Going to the Gym Will Make You Fat (Or Keep You Fat)

APPARENTLY … All that nonsense about clocking a workout at the gym is not going to help you lose weight. Exercising makes you hungrier, and folks who might not be inclined to over-indulge often do so post-gym, since all that sweating works up an appetite. Also, the $19 billion we spend on fitness club memberships only encourages us to be lazy in other aspects of life, often where stairs-vs-escalator decisions must be made. So: Should you work out?

OF COURSE. Cardiovascular exercise keeps you healthier, and about twelve billion studies will show you it fights major killers like heart disease and alleviates stress. (Then again, those same studies will say merely walking is good, too.) But here’s the real trick to losing weight: STOP EATING SO MUCH.

And this is the part where you start envying rats:

Fundamentally, humans are not a species that evolved to dispose of many extra calories beyond what we need to live. Rats, among other species, have a far greater capacity to cope with excess calories than we do because they have more of a dark-colored tissue called brown fat. Brown fat helps produce a protein that switches off little cellular units called mitochondria, which are the cells’ power plants: they help turn nutrients into energy. When they’re switched off, animals don’t get an energy boost. Instead, the animals literally get warmer. And as their temperature rises, calories burn effortlessly.

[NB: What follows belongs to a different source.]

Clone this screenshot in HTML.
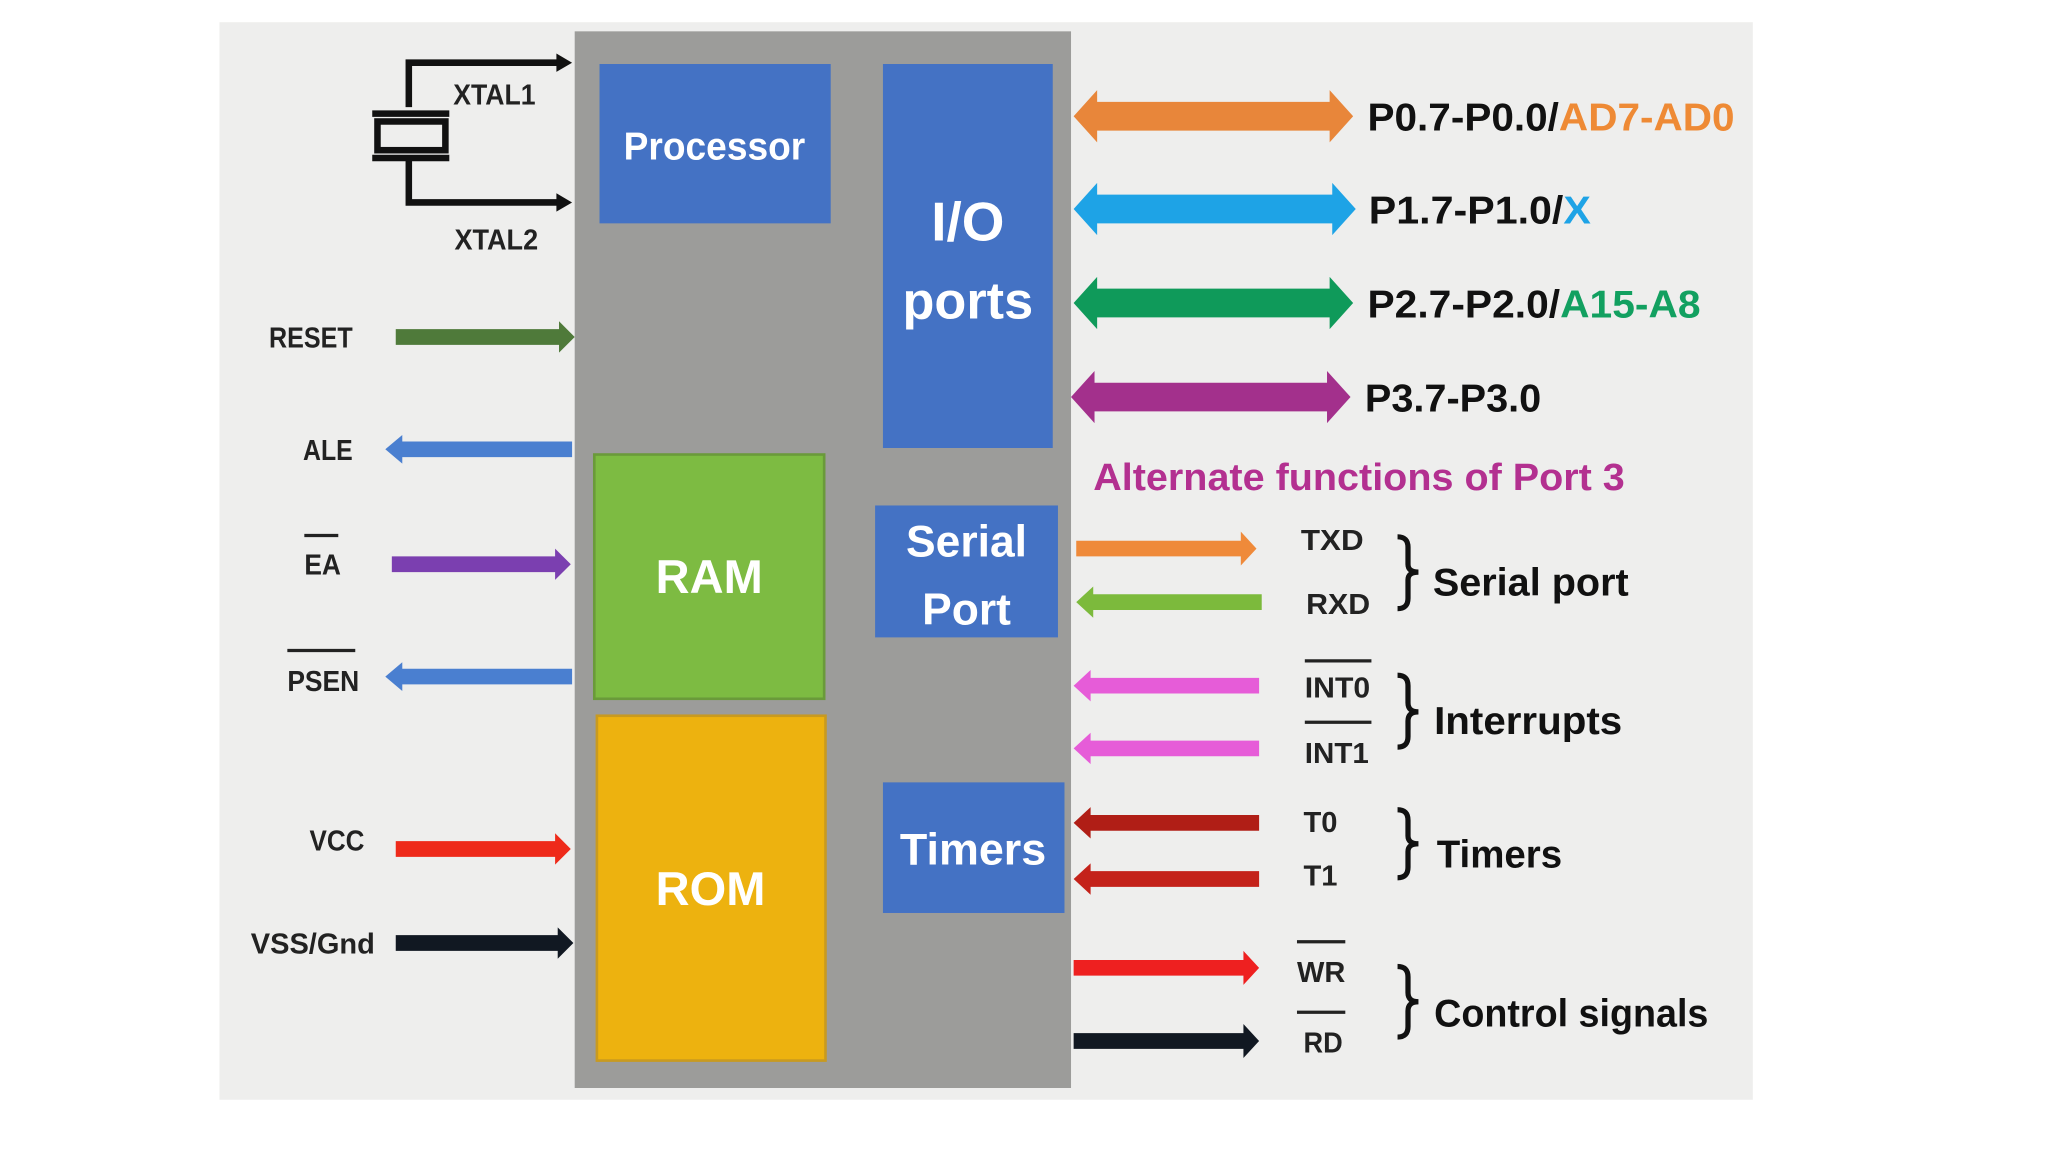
<!DOCTYPE html>
<html><head><meta charset="utf-8"><style>html,body{margin:0;padding:0;background:#fff}svg{display:block}</style></head>
<body>
<svg width="2048" height="1152" viewBox="0 0 1568 882" preserveAspectRatio="none" xmlns="http://www.w3.org/2000/svg" font-family="'Liberation Sans Narrow','Liberation Sans',sans-serif" font-weight="bold">
<rect width="1568" height="882" fill="#ffffff"/>
<rect x="168" y="17" width="1174" height="825" fill="#eeeeed"/>
<rect x="440" y="24" width="380" height="809" fill="#9c9c9a"/>
<rect x="459" y="49" width="177" height="122" fill="#4472c4"/>
<rect x="676" y="49" width="130" height="294" fill="#4472c4"/>
<rect x="455" y="348" width="176" height="187" fill="#7dbb42" stroke="#6a9a3a" stroke-width="2"/>
<rect x="457" y="548" width="175" height="264" fill="#edb20f" stroke="#c89a20" stroke-width="2"/>
<rect x="670" y="387" width="140" height="101" fill="#4472c4"/>
<rect x="676" y="599" width="139" height="100" fill="#4472c4"/>
<g fill="#ffffff" text-anchor="middle">
<text x="547" y="122" font-size="30" textLength="139" lengthAdjust="spacingAndGlyphs">Processor</text>
<text x="741" y="184" font-size="42">I/O</text>
<text x="741" y="244" font-size="40" textLength="100" lengthAdjust="spacingAndGlyphs">ports</text>
<text x="543" y="454" font-size="36">RAM</text>
<text x="544" y="693" font-size="36">ROM</text>
<text x="740" y="426" font-size="34">Serial</text>
<text x="740" y="478" font-size="34">Port</text>
<text x="745" y="662" font-size="34" textLength="112" lengthAdjust="spacingAndGlyphs">Timers</text>
</g>
<!-- crystal -->
<g stroke="#111" stroke-width="5" fill="none">
<path d="M313,82 V48 H428"/><path d="M313,122 V155 H428"/>
<line x1="285" y1="87" x2="344" y2="87"/><line x1="285" y1="121" x2="344" y2="121"/>
<rect x="289" y="93" width="52" height="22"/>
</g>
<polygon points="426,41 438,48 426,55" fill="#111"/>
<polygon points="426,148 438,155 426,162" fill="#111"/>
<!-- left arrows -->
<polygon points="303,252 428,252 428,246 440,258 428,270 428,264 303,264" fill="#4f7a3a"/>
<polygon points="295,344 308,333 308,338 438,338 438,350 308,350 308,355" fill="#4a7fd0"/>
<polygon points="300,426 425,426 425,420 437,432 425,444 425,438 300,438" fill="#7b3fb0"/>
<polygon points="295,518 308,507 308,512 438,512 438,524 308,524 308,529" fill="#4a7fd0"/>
<polygon points="303,644 425,644 425,638 437,650 425,662 425,656 303,656" fill="#ee2a1a"/>
<polygon points="303,716 427,716 427,710 439,722 427,734 427,728 303,728" fill="#111822"/>
<g fill="#222" font-size="22">
<text x="347" y="80" textLength="63" lengthAdjust="spacingAndGlyphs">XTAL1</text>
<text x="348" y="191" textLength="64" lengthAdjust="spacingAndGlyphs">XTAL2</text>
<text x="206" y="266" textLength="64" lengthAdjust="spacingAndGlyphs">RESET</text>
<text x="232" y="352" textLength="38" lengthAdjust="spacingAndGlyphs">ALE</text>
<text x="233" y="440" textLength="28" lengthAdjust="spacingAndGlyphs">EA</text>
<text x="220" y="529" textLength="55" lengthAdjust="spacingAndGlyphs">PSEN</text>
<text x="237" y="651" textLength="42" lengthAdjust="spacingAndGlyphs">VCC</text>
<text x="192" y="730" textLength="95" lengthAdjust="spacingAndGlyphs">VSS/Gnd</text>
<text x="996" y="421" textLength="48" lengthAdjust="spacingAndGlyphs">TXD</text>
<text x="1000" y="470" textLength="49" lengthAdjust="spacingAndGlyphs">RXD</text>
<text x="999" y="534" textLength="50" lengthAdjust="spacingAndGlyphs">INT0</text>
<text x="999" y="584" textLength="49" lengthAdjust="spacingAndGlyphs">INT1</text>
<text x="998" y="637" textLength="26" lengthAdjust="spacingAndGlyphs">T0</text>
<text x="998" y="678" textLength="26" lengthAdjust="spacingAndGlyphs">T1</text>
<text x="993" y="752" textLength="37" lengthAdjust="spacingAndGlyphs">WR</text>
<text x="998" y="806" textLength="30" lengthAdjust="spacingAndGlyphs">RD</text>
</g>
<g stroke="#222" stroke-width="2.5">
<line x1="233" y1="410" x2="259" y2="410"/><line x1="220" y1="498" x2="272" y2="498"/>
<line x1="999" y1="506" x2="1050" y2="506"/><line x1="999" y1="553" x2="1050" y2="553"/>
<line x1="993" y1="721" x2="1030" y2="721"/><line x1="993" y1="775" x2="1030" y2="775"/>
</g>
<!-- double arrows -->
<polygon points="822,89 840,69 840,78 1018,78 1018,69 1036,89 1018,109 1018,100 840,100 840,109" fill="#e8863a"/>
<polygon points="822,160 840,140 840,149 1020,149 1020,140 1038,160 1020,180 1020,171 840,171 840,180" fill="#1ea3e6"/>
<polygon points="822,232 840,212 840,221 1018,221 1018,212 1036,232 1018,252 1018,243 840,243 840,252" fill="#0f9a5a"/>
<polygon points="820,304 838,284 838,293 1016,293 1016,284 1034,304 1016,324 1016,315 838,315 838,324" fill="#a3308c"/>
<g font-size="30" fill="#111">
<text x="1047" y="100" textLength="281" lengthAdjust="spacingAndGlyphs">P0.7-P0.0/<tspan fill="#ee8a35">AD7-AD0</tspan></text>
<text x="1048" y="171" textLength="170" lengthAdjust="spacingAndGlyphs">P1.7-P1.0/<tspan fill="#1ea3e6">X</tspan></text>
<text x="1047" y="243" textLength="255" lengthAdjust="spacingAndGlyphs">P2.7-P2.0/<tspan fill="#12a060">A15-A8</tspan></text>
<text x="1045" y="315" textLength="135" lengthAdjust="spacingAndGlyphs">P3.7-P3.0</text>
<text x="837" y="375" font-size="29" fill="#b33090" textLength="407" lengthAdjust="spacingAndGlyphs">Alternate functions of Port 3</text>
<text x="1097" y="456" textLength="150" lengthAdjust="spacingAndGlyphs">Serial port</text>
<text x="1098" y="562" textLength="144" lengthAdjust="spacingAndGlyphs">Interrupts</text>
<text x="1100" y="664" textLength="96" lengthAdjust="spacingAndGlyphs">Timers</text>
<text x="1098" y="786" textLength="210" lengthAdjust="spacingAndGlyphs">Control signals</text>
</g>
<!-- single right-side arrows -->
<polygon points="824,414 950,414 950,407 962,420 950,433 950,426 824,426" fill="#ef8a3a"/>
<polygon points="824,461 837,449 837,455 966,455 966,467 837,467 837,473" fill="#7cba3c"/>
<polygon points="822,525 835,513 835,519 964,519 964,531 835,531 835,537" fill="#e65cd8"/>
<polygon points="822,573 835,561 835,567 964,567 964,579 835,579 835,585" fill="#e65cd8"/>
<polygon points="822,630 835,618 835,624 964,624 964,636 835,636 835,642" fill="#b01e16"/>
<polygon points="822,673 835,661 835,667 964,667 964,679 835,679 835,685" fill="#c4221a"/>
<polygon points="822,735 952,735 952,728 964,741 952,754 952,747 822,747" fill="#ee2020"/>
<polygon points="822,791 952,791 952,784 964,797 952,810 952,803 822,803" fill="#111822"/>
<!-- braces -->
<g stroke="#111" stroke-width="4" fill="none">
<path d="M1070,411 Q1078,411 1078,419 L1078,432 Q1078,438 1086,438 Q1078,438 1078,444 L1078,458 Q1078,466 1070,466"/>
<path d="M1070,517 Q1078,517 1078,525 L1078,538 Q1078,545 1086,545 Q1078,545 1078,552 L1078,564 Q1078,572 1070,572"/>
<path d="M1070,620 Q1078,620 1078,628 L1078,640 Q1078,646 1086,646 Q1078,646 1078,652 L1078,664 Q1078,672 1070,672"/>
<path d="M1070,740 Q1078,740 1078,748 L1078,760 Q1078,767 1086,767 Q1078,767 1078,774 L1078,786 Q1078,794 1070,794"/>
</g>
</svg>
</body></html>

Because rodents have a lot of brown fat, it’s very difficult to make them obese, even when you force-feed them in labs. But humans — we’re pathetic. We have so little brown fat that researchers didn’t even report its existence in adults until earlier this year. That’s one reason humans can gain weight with just an extra half-muffin a day: we almost instantly store most of the calories we don’t need in our regular (“white”) fat cells.